On the Illusion of ease in AI Visuals

Over the past months, I’ve been noticing how casually AI image generation is being discussed. Since the release of newer models, the tone around it has shifted. It is often framed as something immediate, almost effortless, as if the act of producing images has been reduced to a simple input-output interaction. The idea that “anyone can do it now” comes up frequently, and on the surface, it seems to hold. The tools are accessible, the results are fast, and the volume of generated content has increased to the point where it feels constant.

What starts to feel off

At the same time, when I look at these images more closely, a different pattern starts to emerge. The issue is rarely obvious or technical in a direct way. It is not about whether an image renders correctly, but how it holds together. There are small inconsistencies that begin to accumulate. Light behaves slightly differently from one image to another, materials don’t fully resolve, proportions feel just off. More than that, there is often a lack of coherence across a series. Images exist individually, but they don’t seem to belong to the same visual world.

What becomes noticeable is not a limitation of the tools, but the absence of direction behind them. The images are generated, but they are not constructed.

What usually exists before an image

When I think about visual campaigns outside of AI, the image is never the starting point. There is always a layer that precedes it, even if it remains invisible in the final result. References, moodboards, locations, casting decisions, a sense of atmosphere and context. All of this defines the direction before anything is produced. The image is a consequence of that thinking, not the beginning of it.

With AI, that layer often feels compressed or skipped entirely. The process moves directly to output, and what gets lost is the structure that gives the visual its depth and coherence.

From prompting to constructing

Spending more time working with these tools changed how I approach them. At the beginning, prompting felt technical, almost detached, as if the task was simply to find the right combination of words to unlock a specific result. But that approach quickly reached its limits. The more I tried to push towards something consistent and editorial, the more the process started to resemble something closer to a photoshoot.

I found myself thinking in terms of scenes rather than prompts. What is happening in the image, who is present, what kind of environment this moment belongs to, how light would behave in that space. The focus shifted from generating a single image to constructing a visual system where each element relates to the others.

Consistency as the real constraint

Consistency became the central constraint. Not only within a single frame, but across multiple images. A character needs to remain recognisable, an environment needs to feel stable, objects need to belong to the same material world. Without this, the images start to feel interchangeable, even when they are visually different.

This is also where responsibility becomes more defined. It is easy to attribute imperfections to the system, to treat inconsistencies as a byproduct of the technology. But over time, that explanation feels less accurate. When something doesn’t work, it usually traces back to a lack of clarity in the direction. The tool executes what is given to it, but it does not decide what should be there in the first place.

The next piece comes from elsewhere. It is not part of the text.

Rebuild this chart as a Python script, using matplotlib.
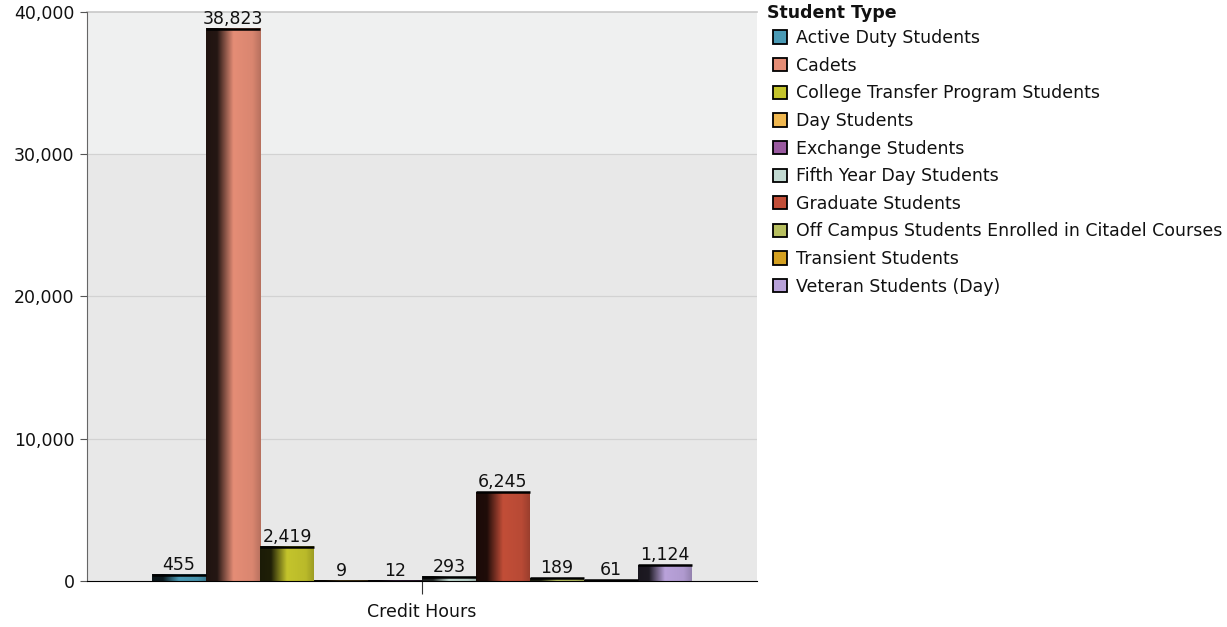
import numpy as np
import matplotlib.pyplot as plt
from matplotlib.patches import Patch
from matplotlib.ticker import FuncFormatter
from matplotlib.colors import to_rgb

student_types = ["Active Duty Students", "Cadets", "College Transfer Program Students",
                 "Day Students", "Exchange Students", "Fifth Year Day Students",
                 "Graduate Students", "Off Campus Students Enrolled in Citadel Courses",
                 "Transient Students", "Veteran Students (Day)"]
credit_hours = [455, 38823, 2419, 9, 12, 293, 6245, 189, 61, 1124]
colors = ["#4a9ab5", "#e58d76", "#c4c42c", "#f0b850", "#9a5aa0",
          "#c2dad2", "#c24e38", "#b8c060", "#d4a020", "#b9a2da"]

FS = 12.5
plt.rcParams['font.family'] = ['DejaVu Sans']
fig = plt.figure(figsize=(12.27, 6.27), dpi=100)
ax = fig.add_axes([87 / 1227, 46 / 627, 670 / 1227, 569 / 627])

# background bands
ax.set_facecolor("#e8e8e8")
ax.axhspan(30000, 40000, color="#eff0f0", zorder=0)
for y in [10000, 20000, 30000]:
    ax.axhline(y, color="#d2d2d2", lw=0.9, zorder=0.5)
ax.axhline(40000, color="#c8c8c8", lw=1.2, zorder=0.5, clip_on=False)

n = len(credit_hours)
w = (540 / 670) / n
xs = (np.arange(n) - (n - 1) / 2) * w

# horizontal shading profile for the bars
t = np.linspace(0, 1, 80)
shade = np.interp(t, [0, 0.2, 0.3, 0.5, 0.85, 1.0], [0.14, 0.16, 0.45, 1.0, 0.95, 0.8])

bars = ax.bar(xs, credit_hours, width=w, color="none", zorder=2)
for b, c in zip(bars, colors):
    rgb = np.array(to_rgb(c))
    img = np.clip(shade[:, None] * rgb[None, :], 0, 1)[None, :, :]
    x0 = b.get_x()
    ax.imshow(img, extent=[x0, x0 + b.get_width(), 0, b.get_height()],
              aspect="auto", zorder=2, interpolation="bilinear")
ax.hlines(credit_hours, xs - w / 2, xs + w / 2, color="black", lw=1.8, zorder=3)

for x, v in zip(xs, credit_hours):
    ax.text(x, v + 60, f"{v:,}", ha="center", va="bottom", fontsize=FS,
            color="#111111", zorder=4)

ax.set_xlim(-0.5, 0.5)
ax.set_ylim(0, 40000)
ax.set_yticks([0, 10000, 20000, 30000, 40000])
ax.yaxis.set_major_formatter(FuncFormatter(lambda v, p: f"{int(v):,}"))
ax.set_xticks([0])
ax.set_xticklabels(["Credit Hours"])
ax.tick_params(axis="y", length=5, color="#555555", labelsize=FS, labelcolor="#111111", pad=4)
ax.tick_params(axis="x", length=9, color="#333333", labelsize=FS, labelcolor="#111111", pad=7)

for s in ["top", "right"]:
    ax.spines[s].set_visible(False)
ax.spines["left"].set_color("#666666")
ax.spines["bottom"].set_color("black")
ax.spines["left"].set_zorder(5)
ax.spines["bottom"].set_zorder(5)

fig.text(767 / 1227, 1 - 4 / 627, "Student Type", fontsize=FS, fontweight="bold",
         ha="left", va="top", color="#111111")
handles = [Patch(facecolor=c, edgecolor="black", lw=1.3) for c in colors]
leg = fig.legend(handles, student_types, loc="upper left",
                 bbox_to_anchor=(773 / 1227, 1 - 29 / 627), frameon=False,
                 fontsize=FS, handlelength=0.8, handleheight=0.8, handletextpad=0.55,
                 labelspacing=0.555, borderaxespad=0, borderpad=0)
for txt in leg.get_texts():
    txt.set_color("#111111")

fig.savefig("out.png", dpi=100)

Where the idea of “easy” breaks

Working towards something more editorial makes this even more visible. Emotion in these images is not something that can be added afterwards. It emerges from alignment, from how light, composition, materials and context relate to each other. Without that alignment, the result often feels flat, even if it is technically correct.

This is where the idea of ease starts to break down. Generating an image is simple. Constructing a visual narrative that holds together across multiple frames is not. As the volume of AI-generated content continues to grow, this difference becomes more apparent.

What remains visible

In a way, AI has made the role of direction more exposed. There is less room to rely on process or production constraints. What remains visible is the thinking behind the image. That part has not changed. It follows the same logic as any other form of visual work, where coherence, context and intention define the outcome.

The tools have evolved, but the underlying structure of how images come together remains the same. And when that structure is missing, it tends to show.